I’ve like the products so far but am thinking that this box could well be my last. For one, I’m always a bit suspicious of the big sell. I went to a Liz Earle evening a few months ago. She and her daughter were present and we all got a gift bag, a free glass of Prosecco and our fee of 30 UKP was redeemable against products – so I bought my second box. But I felt as if I’d been in some kind of recruitment drive, and began to wonder if this line was really the one skincare line I wanted, given that I generally avoid a big-sell approach to anything.
Also, I’m fortunate in having really good skin and bone structure that need little attention (and certainly no surgical interference. In this light, I will probably enjoy the cleanse, tone and moisturize, but chuck the treatment mask and make this my last Liz Earle.

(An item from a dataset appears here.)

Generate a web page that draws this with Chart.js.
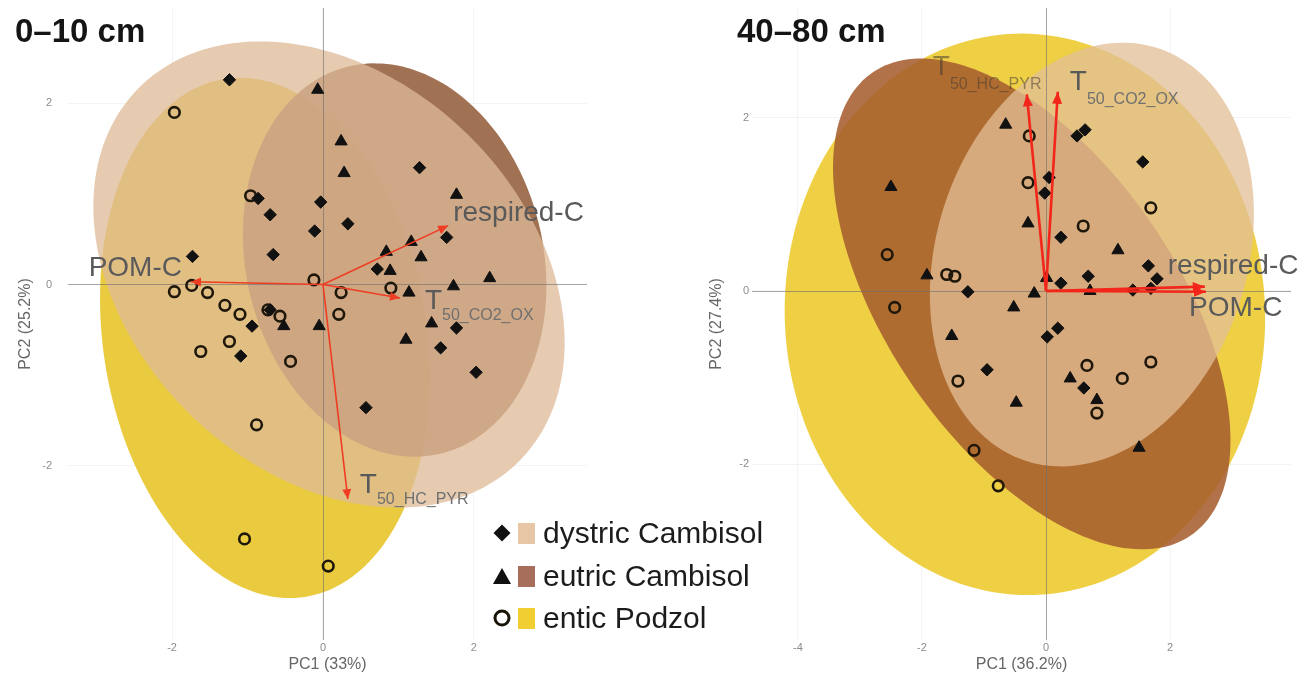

I don’t want any product that is tested on animals, contains parabens or other suspect ingredients. I wish Liz would drop the kind of marketing approach she has as this company is now not English rose but blooming Walgreens (the only time I ever had my bank card cloned was after using it at a branch of Walgreens), so I’m fast becoming not-a-fan of LE any more. It’s a pity because I really believed the spiel. I might just stick with olive oil cleanser, rose water toner, natural organic yogurt as a skin brightening mask (it’s wonderful!) and good bio / organic moisturizer from Germany, which is pure and a heck of a lot cheaper.
If Liz reads this, which I doubt – it’s a shame she has sold out, but as long as she’s rich, what does it matter?